Quella del Parmigiano Reggiano è una storia che dura da almeno otto secoli e che ebbe inizio nei monasteri emiliani

Quella del Parmigiano-Reggiano è una storia antica quanto la maggior parte dei comuni e delle comunità del territorio emiliano, e da almeno un millennio caratterizza la nostra regione per bontà e per unicità.
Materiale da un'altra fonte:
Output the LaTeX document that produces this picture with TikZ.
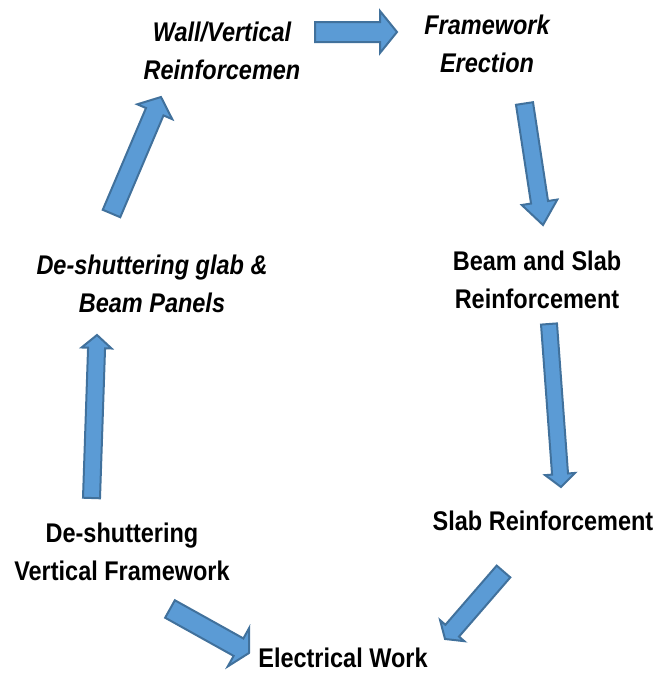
\documentclass[tikz,border=0pt]{standalone}
\usepackage{fontspec}
\setmainfont{Liberation Sans}[FakeStretch=0.87]
\usetikzlibrary{calc}
\definecolor{arrfill}{HTML}{5B9BD5}
\definecolor{arrdraw}{HTML}{41719C}
\tikzset{
  blockarr/.style={fill=arrfill, draw=arrdraw, line width=2pt, line join=miter},
  lbl/.style={align=center, inner sep=0pt, font=\fontsize{27}{38}\selectfont\bfseries},
  lbli/.style={lbl, font=\fontsize{27}{38}\selectfont\bfseries\itshape}
}
% tail, tip, shaft half width, head half width, head length, name
\newcommand\blockarrow[6]{%
  \coordinate (#6h) at ($(#2)!#5!(#1)$);
  \draw[blockarr] ($(#1)!#3!90:(#2)$) -- ($(#6h)!#3!90:(#2)$) -- ($(#6h)!#4!90:(#2)$)
    -- (#2) -- ($(#6h)!#4!-90:(#2)$) -- ($(#6h)!#3!-90:(#2)$) -- ($(#1)!#3!-90:(#2)$) -- cycle;
}
\begin{document}
\begin{tikzpicture}[x=1pt,y=-1pt]
\useasboundingbox (0,0) rectangle (660,673);
% labels
\node[lbli] (wall) at (222,51) {Wall/Vertical\\Reinforcemen};
\node[lbli] (frame) at (487,44) {Framework\\Erection};
\node[lbl] (beam) at (537,280) {Beam and Slab\\Reinforcement};
\node[lbl] (slab) at (543,521) {Slab Reinforcement};
\node[lbl] (elec) at (343,658) {Electrical Work};
\node[lbl] (devert) at (122,552) {De-shuttering\\Vertical Framework};
\node[lbli] (deglab) at (152,284) {De-shuttering glab \&\\Beam Panels};
% arrow ends
\coordinate (a1s) at (315,32);   \coordinate (a1e) at (397,32);
\coordinate (a2s) at (524.5,103.5); \coordinate (a2e) at (543,225);
\coordinate (a3s) at (549,324);  \coordinate (a3e) at (561,487);
\coordinate (a4s) at (503.5,571.5); \coordinate (a4e) at (445,639);
\coordinate (a5s) at (170,609);  \coordinate (a5e) at (249,653);
\coordinate (a6s) at (91.5,498); \coordinate (a6e) at (97,335);
\coordinate (a7s) at (111.5,213.5); \coordinate (a7e) at (161,97);
% arrows
\blockarrow{a1s}{a1e}{10pt}{21pt}{17pt}{a1}
\blockarrow{a2s}{a2e}{8.6pt}{18pt}{23pt}{a2}
\blockarrow{a3s}{a3e}{8pt}{15pt}{13pt}{a3}
\blockarrow{a4s}{a4e}{9pt}{16pt}{11pt}{a4}
\blockarrow{a5s}{a5e}{10pt}{22pt}{12pt}{a5}
\blockarrow{a6s}{a6e}{8.5pt}{15pt}{13pt}{a6}
\blockarrow{a7s}{a7e}{9.5pt}{19pt}{16pt}{a7}
\end{tikzpicture}
\end{document}
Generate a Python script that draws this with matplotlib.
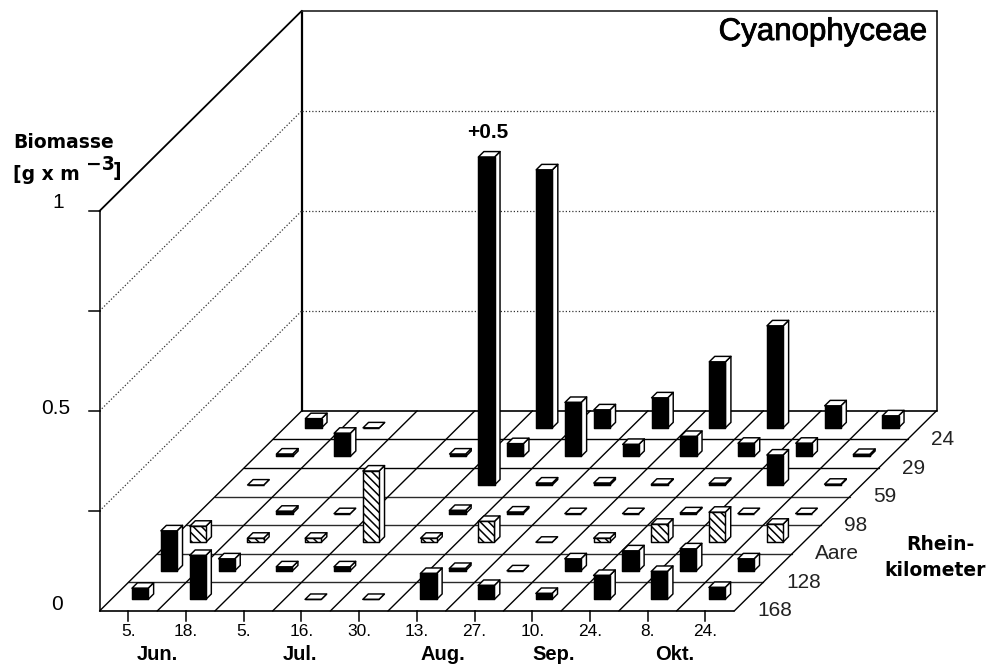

Una storia che a differenza di quello che molti di noi potrebbero pensare, non iniziò in un caseificio o presso la casa di un contadino, ma all'interno delle antiche abbazie modenesi, reggiane e parmensi. 

Si iniziò a parlare di questo formaggio già nel 1200, anni a cui risalgono i primi documenti circa una commercializzazione diffusa in queste tre province di una lavorazione del latte particolare. In particolare un documento notarile del 1254 testimonia la compravendita avvenuta a Genova di un prodotto chiamato caseus parmensis, ovvero il formaggio di Parma. 

I monaci che più si occuparono del miglioramento di quel processo di lavorazione, che oggi porta al nostro amato Parmigiano-Reggiano, furono i Benedettini e i Cistercensi. Infatti, fino al XIV secolo non si trova la definizione tecnica di fabbricazione perfetta che oggi conosciamo, ovvero riscaldamento, spinatura, cottura, salatura e stagionatura. 

Solo da quel momento si inizierà una guerra al "brevetto". Giustificata da una tale diffusione del prodotto nel territorio, che Giovanni Boccaccio parlò di quel formaggio nel 1344, descrivendo la via Emilia come la contrada del Bengodi e descrivendo "parmigiano grattugiato", oltre a "maccheronei a raviuoli". E ciò avrebbe portato i duchi di Modena e di Parma a contendersi il primato di quella eccellenza.